From the time when my kids were very little, my heart was full of love for them. The things I did for them, the life I chose and lived for them, the life I chose to keep on choosing for them, the way I poured myself out for their welfare was done for one reason and one reason only–because I loved them. It was done without thinking about my own life or consequence. That did eventually start to come, but it wasn’t there in the beginning. I didn’t know what love was, what all the deepest of loves entailed.
Loving them was the first time I ever identified with Christ’s love. He suffered and gave his life, I was doing the same. I could look at Jesus and also see myself on the cross. Nothing else had even come close to that magnitude. Of pain. Of love. Of sorrow. Of brightness. For where Jesus was, my light was also. And I didn’t do it to be loved back. Loving them, just having them itself was enough. I do wish sometimes they’d love me more, and I can let that go too, because to love someone really is setting them free.

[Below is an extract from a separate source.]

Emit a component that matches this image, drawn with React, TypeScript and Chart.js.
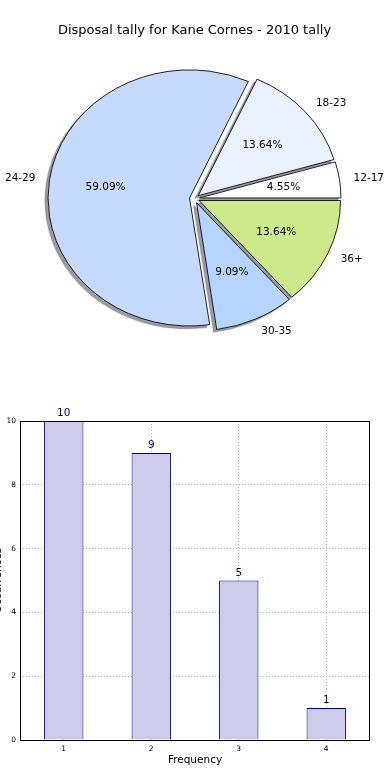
import React, { useEffect, useRef } from 'react';
import { Chart, registerables } from 'chart.js';

Chart.register(...registerables);

const FONT = '"DejaVu Sans", Verdana, sans-serif';

// Pie data (matplotlib order: counter-clockwise from 3 o'clock)
const ageGroups = ['12-17', '18-23', '24-29', '30-35', '36+'];
const disposalCounts = [1, 3, 13, 2, 3];
const sliceColors = ['#ffffff', '#eaf1ff', '#c6d9ff', '#b3d5ff', '#cdea8a'];
const pieTitle = 'Disposal tally for Kane Cornes - 2010 tally';

// Bar data
const frequencyLabels = ['1', '2', '3', '4'];
const occurrences = [10, 9, 5, 1];
const yTicks = [0, 2, 4, 6, 8, 10];
const xTitle = 'Frequency';
const yTitle = 'Occurrences';

const ELLIPSE = 0.905;
const EXPLODE = 5;

const piePlugin = {
  id: 'piePlugin',
  beforeDatasetsDraw(chart: any) {
    const ctx = chart.ctx as CanvasRenderingContext2D;
    const meta = chart.getDatasetMeta(0);
    const arcs = meta.data as any[];
    if (!arcs.length) return false;
    const cx = arcs[0].x;
    const cy = arcs[0].y;
    const ellipse = () => {
      ctx.translate(cx, cy);
      ctx.scale(1, ELLIPSE);
      ctx.translate(-cx, -cy);
    };
    const drawArcs = () => {
      arcs.forEach((arc) => {
        const m = (arc.startAngle + arc.endAngle) / 2;
        ctx.save();
        ctx.translate(Math.cos(m) * EXPLODE, Math.sin(m) * EXPLODE);
        arc.draw(ctx);
        ctx.restore();
      });
    };
    // shadows (beneath all wedges)
    ctx.save();
    ctx.translate(10000, 0);
    ellipse();
    ctx.shadowColor = 'rgba(55,60,72,0.5)';
    ctx.shadowOffsetX = -10003;
    ctx.shadowOffsetY = 2.6;
    ctx.shadowBlur = 1;
    drawArcs();
    ctx.restore();
    // wedges
    ctx.save();
    ellipse();
    drawArcs();
    ctx.restore();
    // labels
    const data = chart.data.datasets[0].data as number[];
    const labels = chart.data.labels as string[];
    const total = data.reduce((a, b) => a + b, 0);
    ctx.save();
    ctx.font = `10.5px ${FONT}`;
    ctx.fillStyle = '#000';
    ctx.textBaseline = 'middle';
    arcs.forEach((arc, i) => {
      const m = (arc.startAngle + arc.endAngle) / 2;
      const c = Math.cos(m);
      const s = Math.sin(m);
      const r = arc.outerRadius;
      const pt = (rho: number) => [cx + (EXPLODE + rho) * c, cy + ELLIPSE * (EXPLODE + rho) * s];
      const [px, py] = pt(0.6 * r);
      ctx.textAlign = 'center';
      ctx.fillText(((data[i] / total) * 100).toFixed(2) + '%', px, py);
      const [lx, ly] = pt(1.1 * r);
      ctx.textAlign = c > 0 ? 'left' : 'right';
      ctx.fillText(labels[i], lx, ly);
    });
    ctx.restore();
    return false;
  },
};

const barPlugin = {
  id: 'barPlugin',
  afterDatasetsDraw(chart: any) {
    const ctx = chart.ctx as CanvasRenderingContext2D;
    const meta = chart.getDatasetMeta(0);
    const data = chart.data.datasets[0].data as number[];
    ctx.save();
    ctx.font = `10.5px ${FONT}`;
    ctx.fillStyle = '#000080';
    ctx.textAlign = 'center';
    ctx.textBaseline = 'alphabetic';
    meta.data.forEach((bar: any, i: number) => {
      ctx.fillText(String(data[i]), bar.x, bar.y - 5);
    });
    ctx.restore();
  },
  afterDraw(chart: any) {
    const ctx = chart.ctx as CanvasRenderingContext2D;
    const a = chart.chartArea;
    ctx.save();
    ctx.strokeStyle = '#000';
    ctx.lineWidth = 1;
    ctx.strokeRect(Math.round(a.left) + 0.5, Math.round(a.top) + 0.5, Math.round(a.right - a.left) - 1, Math.round(a.bottom - a.top));
    ctx.restore();
  },
};

export default function App() {
  const pieRef = useRef<HTMLCanvasElement>(null);
  const barRef = useRef<HTMLCanvasElement>(null);

  useEffect(() => {
    const pieLabels = [...ageGroups].reverse();
    const pieData = [...disposalCounts].reverse();
    const pieColors = [...sliceColors].reverse();
    const pie = new Chart(pieRef.current as HTMLCanvasElement, {
      type: 'pie',
      data: {
        labels: pieLabels,
        datasets: [
          {
            data: pieData,
            backgroundColor: pieColors,
            borderColor: '#000',
            borderWidth: 0.9,
            radius: 141.5,
          } as any,
        ],
      },
      options: {
        animation: false,
        responsive: false,
        events: [],
        rotation: 90,
        layout: { padding: { left: 0, right: 1, top: 0, bottom: 31.6 } },
        plugins: {
          legend: { display: false },
          tooltip: { enabled: false },
          title: {
            display: true,
            text: pieTitle,
            color: '#000',
            font: { family: FONT, size: 13, weight: 'normal' },
            padding: { top: 23.2, bottom: 10 },
          },
        },
      } as any,
      plugins: [piePlugin],
    });

    const gridColor = 'rgba(175,175,175,0.85)';
    const bar = new Chart(barRef.current as HTMLCanvasElement, {
      type: 'bar',
      data: {
        labels: frequencyLabels,
        datasets: [
          {
            data: occurrences,
            backgroundColor: '#ccccea',
            borderColor: '#00008b',
            borderWidth: 1,
            barPercentage: 0.45,
            categoryPercentage: 1,
          },
        ],
      },
      options: {
        animation: false,
        responsive: false,
        events: [],
        layout: { padding: { top: 41, right: 20, left: 0, bottom: 0 } },
        plugins: { legend: { display: false }, tooltip: { enabled: false } },
        scales: {
          x: {
            type: 'category',
            offset: true,
            z: 1,
            grid: { offset: false, color: gridColor, lineWidth: 1, drawTicks: false },
            border: { display: false, dash: [1, 2] },
            ticks: { font: { family: FONT, size: 7.5 }, color: '#000', padding: 5 },
            title: {
              display: true,
              text: xTitle,
              color: '#000',
              font: { family: FONT, size: 10.5 },
              padding: { top: 4, bottom: 13.7 },
            },
            afterFit: (s: any) => {
              s.height = 40;
            },
          },
          y: {
            min: 0,
            max: 10,
            z: 1,
            afterBuildTicks: (s: any) => {
              s.ticks = yTicks.map((v) => ({ value: v }));
            },
            grid: { color: gridColor, lineWidth: 1, drawTicks: false },
            border: { display: false, dash: [1, 2] },
            ticks: { font: { family: FONT, size: 7.5 }, color: '#000', padding: 4 },
            title: {
              display: true,
              text: yTitle,
              color: '#000',
              font: { family: FONT, size: 10.5 },
              padding: { top: 3.8, bottom: 0 },
            },
            afterFit: (s: any) => {
              s.width = 32;
            },
          },
        },
      } as any,
      plugins: [barPlugin],
    });

    return () => {
      pie.destroy();
      bar.destroy();
    };
  }, []);

  return (
    <div style={{ position: 'absolute', left: 0, top: 0, width: 390, height: 780, overflow: 'hidden' }}>
      <canvas ref={pieRef} width={390} height={380} style={{ position: 'absolute', left: 0, top: 0 }} />
      <canvas ref={barRef} width={402} height={400} style={{ position: 'absolute', left: -12, top: 380 }} />
    </div>
  );
}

This is off topic, but I’d really like to serve the Lord. Whether up there or down here, I’ve got things I want to do. It’s interesting because when kids are little we talk about how forgiving they are toward our mistakes, and they are. We also talk about how much we lose ourselves, and we do. It can make me sad and make me feel like they did not fully know me. They know what they have seen, but they have not seen it all, because everything could not be seen at once, a fuller grace and truth for more than me.